According to Reverend Farther George Nwachukwu, Director of Social Communication of the Catholic Archdiocese of Owerri, Zuma ought not to have been considered for any honour in the state because he was not known to have contributed anything to the state, neither was he an exemplary leader.

He said: “Zuma’s statute is not supposed to be erected in Imo State because he is not known to have done anything for the state and her people.

“He is the personal friend of Okorocha and even his visit to the state was a personal one and brought nothing to the state.

“To make matters worst he was given the highest merit award by the state and his statute erected in the Imo Hall of Fame.

“Now that he has been sacked for plethora of corruption charges the best thing to do is for the governor to immediately remove that statue, which in the first place should not have been erected for any reason whatever.
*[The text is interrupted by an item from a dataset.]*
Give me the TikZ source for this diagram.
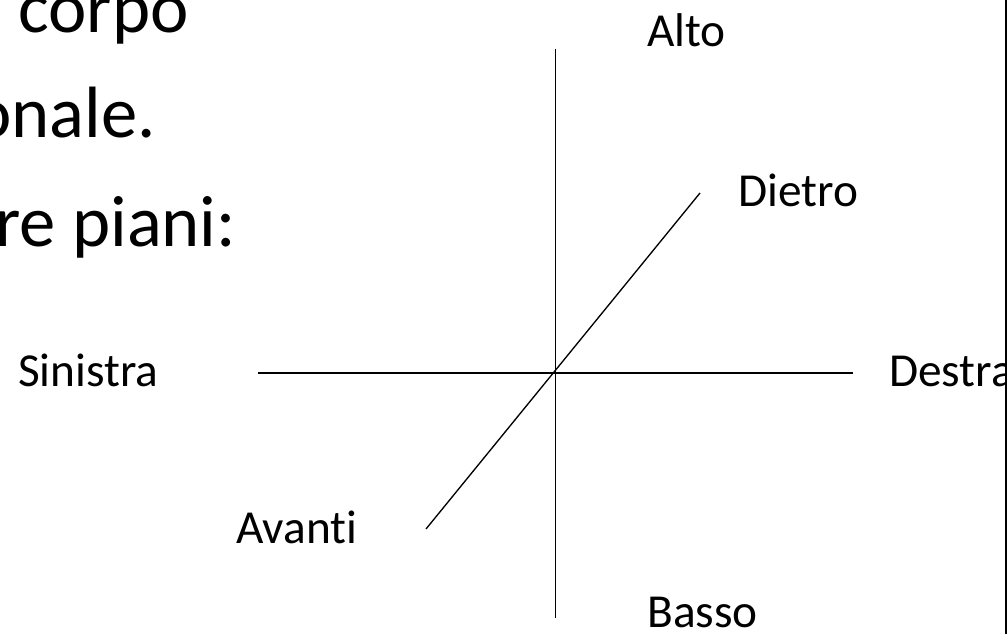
\documentclass[tikz,border=0pt]{standalone}
\usepackage{fontspec}
\setmainfont{Carlito}[Ligatures=NoCommon]
\begin{document}
\begin{tikzpicture}[x=0.75pt,y=-0.75pt,
  lbl/.style={inner sep=0pt,anchor=base west,font=\fontsize{35.5}{42}\selectfont},
  big/.style={inner sep=0pt,anchor=base west,font=\fontsize{54.5}{64}\selectfont},
  axis/.style={line width=1pt,black}]
\useasboundingbox (0,0) rectangle (1007,634);
\clip (0,0) rectangle (1007,634);
% big text (cut off at left)
\node[big] (t1) at (18,33) {corpo};
\node[big] (t2) at (-27,138) {onale.};
\node[big] (t3) at (-5,247) {re piani:};
% labels
\node[lbl] (alto) at (647,47) {Alto};
\node[lbl] (dietro) at (738,207) {Dietro};
\node[lbl] (sinistra) at (18,387) {Sinistra};
\node[lbl] (destra) at (889,387) {Destra};
\node[lbl] (avanti) at (236,543) {Avanti};
\node[lbl] (basso) at (647,627) {Basso};
% axes
\coordinate (vtop) at (555.5,49);
\coordinate (vbot) at (555.5,618);
\coordinate (hl) at (258,373);
\coordinate (hr) at (853,373);
\coordinate (dfront) at (426,529);
\coordinate (dback) at (700,193);
\draw[axis] (vtop) -- (vbot);
\draw[axis] (hl) -- (hr);
\draw[axis] (dfront) -- (dback);
% right edge bar
\fill[black] (1005,0) rectangle (1007,634);
\end{tikzpicture}
\end{document}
“If that statue is left to stand it means that Imo people condones corruption, because by the erection of that statue the state was made an international laughing stock.”

Also, Dr. Harold Wilson Onumuo, pointed out that the erection of the statue was part of the impunity going on in the state, “this erroneously means that we the people of Imo are comfortable with corrupt elements no matter where they come from.”